Exercise:
Retype, please, the listing from its opening line through the line that contains "BIẾN CÁ FILLET</text>", both included, without the pictures.

Recorded data:
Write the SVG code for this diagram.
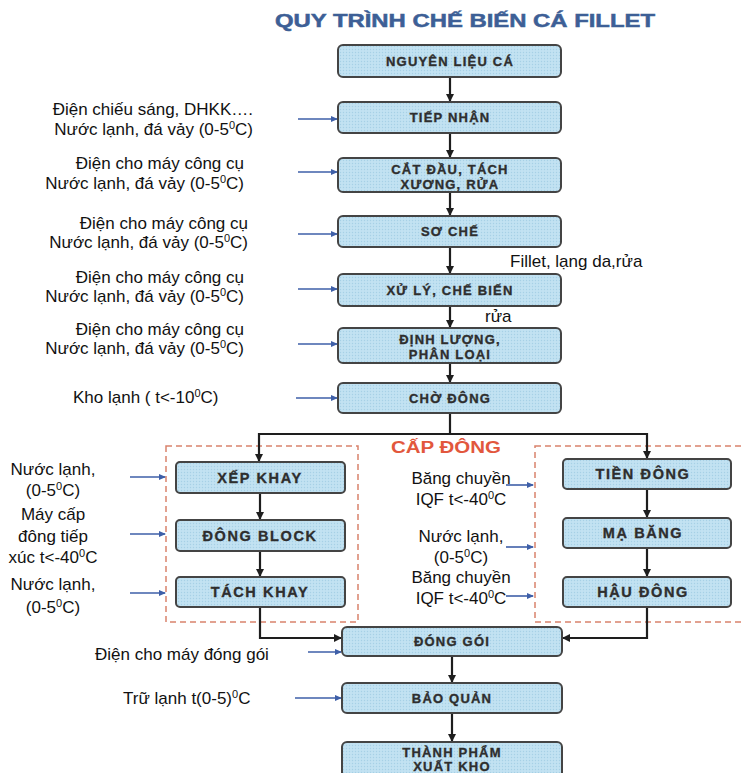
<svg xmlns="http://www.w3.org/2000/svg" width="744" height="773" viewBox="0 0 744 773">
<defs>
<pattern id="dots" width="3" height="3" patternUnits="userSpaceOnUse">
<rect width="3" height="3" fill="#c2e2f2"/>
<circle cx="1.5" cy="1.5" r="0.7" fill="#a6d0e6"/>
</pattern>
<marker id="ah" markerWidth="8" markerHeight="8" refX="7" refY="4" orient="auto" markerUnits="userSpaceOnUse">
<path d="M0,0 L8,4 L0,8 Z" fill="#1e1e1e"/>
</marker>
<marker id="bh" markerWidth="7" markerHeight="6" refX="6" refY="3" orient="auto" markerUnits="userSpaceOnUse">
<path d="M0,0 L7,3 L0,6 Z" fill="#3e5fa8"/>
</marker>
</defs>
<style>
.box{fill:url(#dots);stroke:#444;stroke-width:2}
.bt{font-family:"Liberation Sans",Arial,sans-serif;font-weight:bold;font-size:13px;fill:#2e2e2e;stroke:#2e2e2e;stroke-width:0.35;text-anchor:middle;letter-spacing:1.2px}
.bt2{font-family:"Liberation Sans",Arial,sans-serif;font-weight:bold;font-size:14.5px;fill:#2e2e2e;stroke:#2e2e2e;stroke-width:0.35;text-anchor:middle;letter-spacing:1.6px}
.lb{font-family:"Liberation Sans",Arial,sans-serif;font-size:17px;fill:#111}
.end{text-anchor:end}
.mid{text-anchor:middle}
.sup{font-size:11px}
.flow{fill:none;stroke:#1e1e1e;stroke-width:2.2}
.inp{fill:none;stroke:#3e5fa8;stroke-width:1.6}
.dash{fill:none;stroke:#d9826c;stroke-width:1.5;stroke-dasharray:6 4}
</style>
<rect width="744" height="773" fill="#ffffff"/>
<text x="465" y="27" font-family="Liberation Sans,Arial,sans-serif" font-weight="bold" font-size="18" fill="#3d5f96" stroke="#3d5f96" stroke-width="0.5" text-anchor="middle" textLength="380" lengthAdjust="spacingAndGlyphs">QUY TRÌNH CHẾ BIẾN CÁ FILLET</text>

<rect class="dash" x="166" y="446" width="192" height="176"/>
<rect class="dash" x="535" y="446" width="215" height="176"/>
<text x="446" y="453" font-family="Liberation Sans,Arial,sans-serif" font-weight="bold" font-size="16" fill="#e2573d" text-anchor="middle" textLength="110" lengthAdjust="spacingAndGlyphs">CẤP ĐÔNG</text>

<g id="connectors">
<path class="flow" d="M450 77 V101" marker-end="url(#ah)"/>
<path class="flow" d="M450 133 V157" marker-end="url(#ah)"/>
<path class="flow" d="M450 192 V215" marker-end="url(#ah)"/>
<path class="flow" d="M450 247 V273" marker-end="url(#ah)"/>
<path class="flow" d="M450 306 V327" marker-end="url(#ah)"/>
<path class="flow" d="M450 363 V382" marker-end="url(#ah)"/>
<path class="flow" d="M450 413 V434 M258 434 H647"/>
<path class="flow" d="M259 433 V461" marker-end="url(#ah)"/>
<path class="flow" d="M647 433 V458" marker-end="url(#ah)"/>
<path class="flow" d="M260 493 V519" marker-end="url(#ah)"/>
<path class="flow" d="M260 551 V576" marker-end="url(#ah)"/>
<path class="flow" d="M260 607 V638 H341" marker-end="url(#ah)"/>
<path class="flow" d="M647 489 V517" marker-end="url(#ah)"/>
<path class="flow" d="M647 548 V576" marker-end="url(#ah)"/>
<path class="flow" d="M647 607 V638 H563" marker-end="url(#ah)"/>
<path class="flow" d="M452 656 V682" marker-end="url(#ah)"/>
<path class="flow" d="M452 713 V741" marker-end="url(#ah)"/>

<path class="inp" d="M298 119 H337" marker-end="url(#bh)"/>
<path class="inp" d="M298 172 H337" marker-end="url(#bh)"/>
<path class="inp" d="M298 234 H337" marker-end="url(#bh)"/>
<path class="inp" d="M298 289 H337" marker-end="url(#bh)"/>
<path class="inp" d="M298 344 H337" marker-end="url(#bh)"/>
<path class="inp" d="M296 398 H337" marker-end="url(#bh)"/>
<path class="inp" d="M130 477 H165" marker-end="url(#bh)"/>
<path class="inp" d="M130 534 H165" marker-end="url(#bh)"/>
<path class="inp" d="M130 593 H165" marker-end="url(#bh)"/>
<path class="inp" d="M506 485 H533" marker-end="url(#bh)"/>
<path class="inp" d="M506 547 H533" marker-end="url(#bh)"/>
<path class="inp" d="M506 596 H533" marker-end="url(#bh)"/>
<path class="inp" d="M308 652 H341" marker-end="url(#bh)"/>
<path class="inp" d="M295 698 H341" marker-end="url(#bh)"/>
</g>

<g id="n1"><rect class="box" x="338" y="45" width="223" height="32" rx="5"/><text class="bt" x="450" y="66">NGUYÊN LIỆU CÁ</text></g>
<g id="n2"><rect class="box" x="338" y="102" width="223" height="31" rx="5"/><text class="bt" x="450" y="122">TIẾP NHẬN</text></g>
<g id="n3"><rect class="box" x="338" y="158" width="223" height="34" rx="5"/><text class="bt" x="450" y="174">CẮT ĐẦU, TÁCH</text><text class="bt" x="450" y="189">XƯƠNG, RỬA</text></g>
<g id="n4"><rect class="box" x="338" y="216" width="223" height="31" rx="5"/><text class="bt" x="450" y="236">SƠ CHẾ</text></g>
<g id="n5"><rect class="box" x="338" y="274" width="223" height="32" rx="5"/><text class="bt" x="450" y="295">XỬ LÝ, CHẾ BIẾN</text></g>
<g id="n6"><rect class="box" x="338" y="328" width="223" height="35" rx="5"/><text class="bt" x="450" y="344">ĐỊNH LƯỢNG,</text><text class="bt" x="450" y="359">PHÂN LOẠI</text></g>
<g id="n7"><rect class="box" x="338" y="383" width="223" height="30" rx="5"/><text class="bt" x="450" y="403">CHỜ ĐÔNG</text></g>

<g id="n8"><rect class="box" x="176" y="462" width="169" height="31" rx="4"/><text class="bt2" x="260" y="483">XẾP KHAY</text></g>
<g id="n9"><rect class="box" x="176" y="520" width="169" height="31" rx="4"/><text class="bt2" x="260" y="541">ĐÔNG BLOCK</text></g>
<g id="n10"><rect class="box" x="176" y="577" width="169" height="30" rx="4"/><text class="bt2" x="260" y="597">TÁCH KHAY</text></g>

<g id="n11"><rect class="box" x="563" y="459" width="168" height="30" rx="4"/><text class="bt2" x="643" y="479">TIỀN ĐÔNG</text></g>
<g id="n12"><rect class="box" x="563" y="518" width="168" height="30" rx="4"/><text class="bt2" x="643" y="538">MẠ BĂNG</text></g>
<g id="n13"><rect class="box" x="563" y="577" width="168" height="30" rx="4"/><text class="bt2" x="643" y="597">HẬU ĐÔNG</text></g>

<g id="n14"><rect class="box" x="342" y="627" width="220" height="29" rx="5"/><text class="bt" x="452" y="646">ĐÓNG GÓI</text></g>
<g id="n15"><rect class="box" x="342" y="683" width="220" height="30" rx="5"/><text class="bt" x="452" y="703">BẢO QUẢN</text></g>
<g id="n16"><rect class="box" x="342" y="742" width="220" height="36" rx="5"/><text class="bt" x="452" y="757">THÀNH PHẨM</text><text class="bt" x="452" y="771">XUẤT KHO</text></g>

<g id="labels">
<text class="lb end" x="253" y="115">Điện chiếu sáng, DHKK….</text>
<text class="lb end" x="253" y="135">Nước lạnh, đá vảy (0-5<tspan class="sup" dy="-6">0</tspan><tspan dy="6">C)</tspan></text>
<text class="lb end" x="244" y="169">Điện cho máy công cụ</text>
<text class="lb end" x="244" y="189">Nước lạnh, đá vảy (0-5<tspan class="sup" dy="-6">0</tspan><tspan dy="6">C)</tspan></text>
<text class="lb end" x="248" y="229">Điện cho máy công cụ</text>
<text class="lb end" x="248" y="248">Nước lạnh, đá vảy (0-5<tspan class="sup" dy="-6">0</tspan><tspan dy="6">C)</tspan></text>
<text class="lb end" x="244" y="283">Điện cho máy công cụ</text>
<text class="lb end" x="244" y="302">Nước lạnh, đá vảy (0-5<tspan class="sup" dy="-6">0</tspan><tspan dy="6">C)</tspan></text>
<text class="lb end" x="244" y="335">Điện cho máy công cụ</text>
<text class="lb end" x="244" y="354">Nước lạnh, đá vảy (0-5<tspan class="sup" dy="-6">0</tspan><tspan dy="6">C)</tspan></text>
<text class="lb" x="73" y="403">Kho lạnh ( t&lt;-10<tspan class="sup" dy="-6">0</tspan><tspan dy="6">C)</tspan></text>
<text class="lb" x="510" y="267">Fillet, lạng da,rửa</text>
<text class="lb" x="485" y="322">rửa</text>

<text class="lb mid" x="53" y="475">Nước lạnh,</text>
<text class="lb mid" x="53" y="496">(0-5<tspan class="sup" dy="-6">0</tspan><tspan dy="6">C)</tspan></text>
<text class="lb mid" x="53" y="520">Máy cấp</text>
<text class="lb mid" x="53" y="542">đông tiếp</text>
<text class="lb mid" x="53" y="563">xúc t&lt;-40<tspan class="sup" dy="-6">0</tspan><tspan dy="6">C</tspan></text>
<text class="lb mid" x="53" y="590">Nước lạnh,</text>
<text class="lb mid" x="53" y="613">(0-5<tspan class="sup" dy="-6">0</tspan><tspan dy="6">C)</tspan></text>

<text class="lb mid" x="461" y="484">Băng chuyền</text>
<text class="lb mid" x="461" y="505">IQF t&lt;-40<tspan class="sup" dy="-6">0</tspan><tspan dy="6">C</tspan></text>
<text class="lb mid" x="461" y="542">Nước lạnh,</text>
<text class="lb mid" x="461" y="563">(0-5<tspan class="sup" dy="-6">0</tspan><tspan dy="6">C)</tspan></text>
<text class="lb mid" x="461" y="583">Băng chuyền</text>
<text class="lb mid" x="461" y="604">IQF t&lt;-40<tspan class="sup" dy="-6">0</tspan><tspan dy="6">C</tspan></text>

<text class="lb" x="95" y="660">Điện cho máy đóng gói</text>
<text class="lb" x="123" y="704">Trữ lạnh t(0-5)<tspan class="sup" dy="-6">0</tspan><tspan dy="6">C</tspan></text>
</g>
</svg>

Response to the task:
Write the SVG code for this diagram.
<svg xmlns="http://www.w3.org/2000/svg" width="744" height="773" viewBox="0 0 744 773">
<defs>
<pattern id="dots" width="3" height="3" patternUnits="userSpaceOnUse">
<rect width="3" height="3" fill="#c2e2f2"/>
<circle cx="1.5" cy="1.5" r="0.7" fill="#a6d0e6"/>
</pattern>
<marker id="ah" markerWidth="8" markerHeight="8" refX="7" refY="4" orient="auto" markerUnits="userSpaceOnUse">
<path d="M0,0 L8,4 L0,8 Z" fill="#1e1e1e"/>
</marker>
<marker id="bh" markerWidth="7" markerHeight="6" refX="6" refY="3" orient="auto" markerUnits="userSpaceOnUse">
<path d="M0,0 L7,3 L0,6 Z" fill="#3e5fa8"/>
</marker>
</defs>
<style>
.box{fill:url(#dots);stroke:#444;stroke-width:2}
.bt{font-family:"Liberation Sans",Arial,sans-serif;font-weight:bold;font-size:13px;fill:#2e2e2e;stroke:#2e2e2e;stroke-width:0.35;text-anchor:middle;letter-spacing:1.2px}
.bt2{font-family:"Liberation Sans",Arial,sans-serif;font-weight:bold;font-size:14.5px;fill:#2e2e2e;stroke:#2e2e2e;stroke-width:0.35;text-anchor:middle;letter-spacing:1.6px}
.lb{font-family:"Liberation Sans",Arial,sans-serif;font-size:17px;fill:#111}
.end{text-anchor:end}
.mid{text-anchor:middle}
.sup{font-size:11px}
.flow{fill:none;stroke:#1e1e1e;stroke-width:2.2}
.inp{fill:none;stroke:#3e5fa8;stroke-width:1.6}
.dash{fill:none;stroke:#d9826c;stroke-width:1.5;stroke-dasharray:6 4}
</style>
<rect width="744" height="773" fill="#ffffff"/>
<text x="465" y="27" font-family="Liberation Sans,Arial,sans-serif" font-weight="bold" font-size="18" fill="#3d5f96" stroke="#3d5f96" stroke-width="0.5" text-anchor="middle" textLength="380" lengthAdjust="spacingAndGlyphs">QUY TRÌNH CHẾ BIẾN CÁ FILLET</text>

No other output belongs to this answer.